I have a three vessel RIMS system and just picked up an interesting kettle that was able to pressurize to transfer the boiled wort into the fermentor.
When I'm done boiling I run the boiled wort through a counterflow chiller....I let it recirculate in the BK so the cold break precipitates out. I use a Riptide pump to pump the wort into the fermenter.
Is there an advantage to using pressure? Is the pressure that of CO2, and the goal is to eliminate O2 pickup as you go from BK to fermenter?
I'm not sure it would matter much--we need to oxygenate the wort anyway if we used a starter, so it's not clear how much difference that makes.
If using dry yeast....maybe. You don't generally have to oxygenate the wort if using dry yeast. I don't know how much of the headspace above the wort in a BK could actually be replaced with CO2, though you could clearly knock down the amount of O2 occupying that space.
I don't know if im going to use it for my BK as I'm pretty happy with my current BK... But what about as a mash tun. once you have boiled off all the O2 in the HLT and started recirculating LODO strike water wouldn't a co2 purged sealed Mash tun virtually eliminate any risk of O2 effecting the wort?

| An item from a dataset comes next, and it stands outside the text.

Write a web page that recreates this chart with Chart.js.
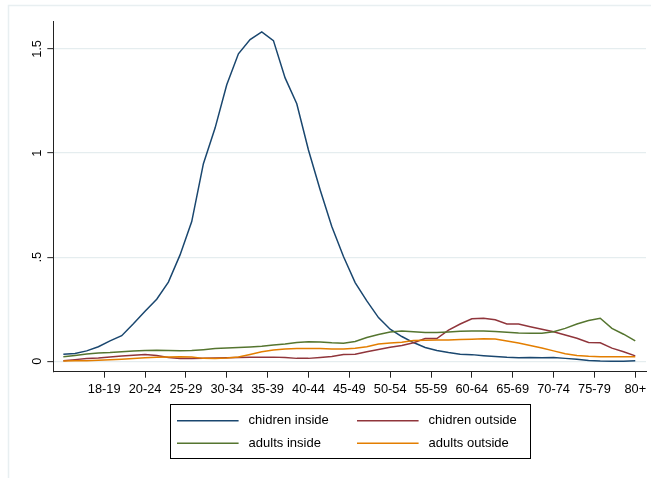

I've given thought to the same thing from a different angle--I use a stainless kettle lid as a mash cap but it doesn't cover all the surface, just about maybe 85 or 90 percent. I've wondered about things like slowly bleeding CO2 into the headspace of the mash tun (same kind of idea, more or less), to eliminate intake of O2 into the mash.
If yours was enclosed, you could theoretically purge the headspace.....
<thinking out loud ON> One reason I use campden tablets (crushed) in my strike water after pre-boiling is to act as an oxygen scavenger during the mash. That's to offset my imperfect mash cap. I'm wondering just how much O2 uptake there is during the mash. The wort coming out of the mash tun is much more flavorful than w/o LODO concern, so I know what I'm doing is working....at least to some extent.
Wondering how much gain I could have if I could completely isolate the mash from the atmospheric O2.....
<still thinking> Along the same lines, after I add the crushed grain to the MT but before I begin underletting, I hit that mash tun with 30-60 seconds of CO2 through the valve and sight glass, trying to purge that MT from the bottom up. Then when the strike water is going in, the theory is the water pushes the CO2 up through the grain as it rises, ending up with a MT headspace of more CO2 than would otherwise be the case.
And I thought my setup looked complicated. Holy cow! Would you give us a detailed explanation of what's going on there?